There is a callous forming on my hand above my ring on my left hand. After a weekend with some time in the garden there is also a small blister, adding to the hardness of my skin. At this point there is no chance of me ever being able to remove the ring and it is now part of me, a form of marking time. My hands ache from pulling ivy out of neglected bed. I am always amazed at how leaving a bed to just be one year means some serious work the next. For my labours I can see change, not just in the formation of a pile of garden waste waiting to be mulched or put in the green bin but also the newly discovered hellebore seedlings previously hidden under the growth of ivy. With the clearing comes the forming of ideas much like the small signs of growth I can see where I have cleared. The nubby stubs of Solomon seal. The wavy stems of daffodils. The small buds of lilac on the newly liberated tree.
For all my grumbles last week of missing flowers and endless darkness I feel for no reason at all that a small corner has been turned. On the days that are clear there is the ever so slight hint of spring or maybe that the is heavenly scent of winter sweet that is currently lingering in the house, a gift from a friend who we visited on Sunday. The smell is the memory of the first garden I knew as a child and upon reconnecting with it I am thinking of ways to add it to the garden. My friend suggests taking a cutting from the tree and the thought of adding a sample for her tree to my garden sends me off to research the how to.

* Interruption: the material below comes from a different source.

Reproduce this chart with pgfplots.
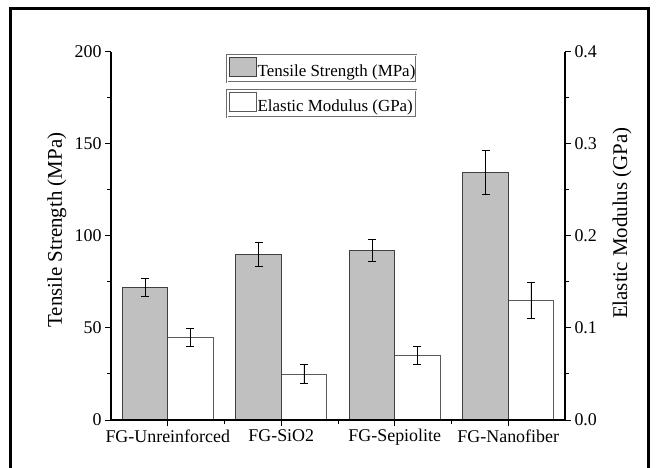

After my gardening work there is always a stroll around the garden with my camera, just to see. I search out the small yellow crocus that always reminds me of a baby bird, mouth open searching for food. I squealed with delight (which I tend to do a lot of in the garden) when I first spied the small chipping mouths of a flower. Today they are closed an indication of the grey day. Further on my stroll are the snowdrops in a pot that I am sure weren’t there yesterday but I suspect this is not true and more of a reflection of my lack of awareness. I love the upright tight white heads that will soon open like an umbrella to reveal delicate flecks of green. Another sign of changing seasons. A little bit more hope of warmer days. Although I know it is way too soon to suggest spring is arriving I taking delight in what I am seeing.
Most of the beds are flat and small and low. The odd tall stalk of a former seed head remains and I think of how I will need to get more pea straw and that a second run around the garden of weeding and chopping back is required. I stand and look at all of this as I am visited by a new friend to a garden, a black fantail who calls by occasionally. They chatted away while I worked the garden. The tree dahlia still stands. Some of it is frosted but most is still tall and very green. The buds that have been forming for what feels like an age are finally opening and I find myself stretching up and trying to capture then with my camera. I fight the urge to clip and branch and take it inside. I shall wait a bit. As always with the garden it is about patience and time.
P.S what signs of spring (or changing seasons) are you starting to see?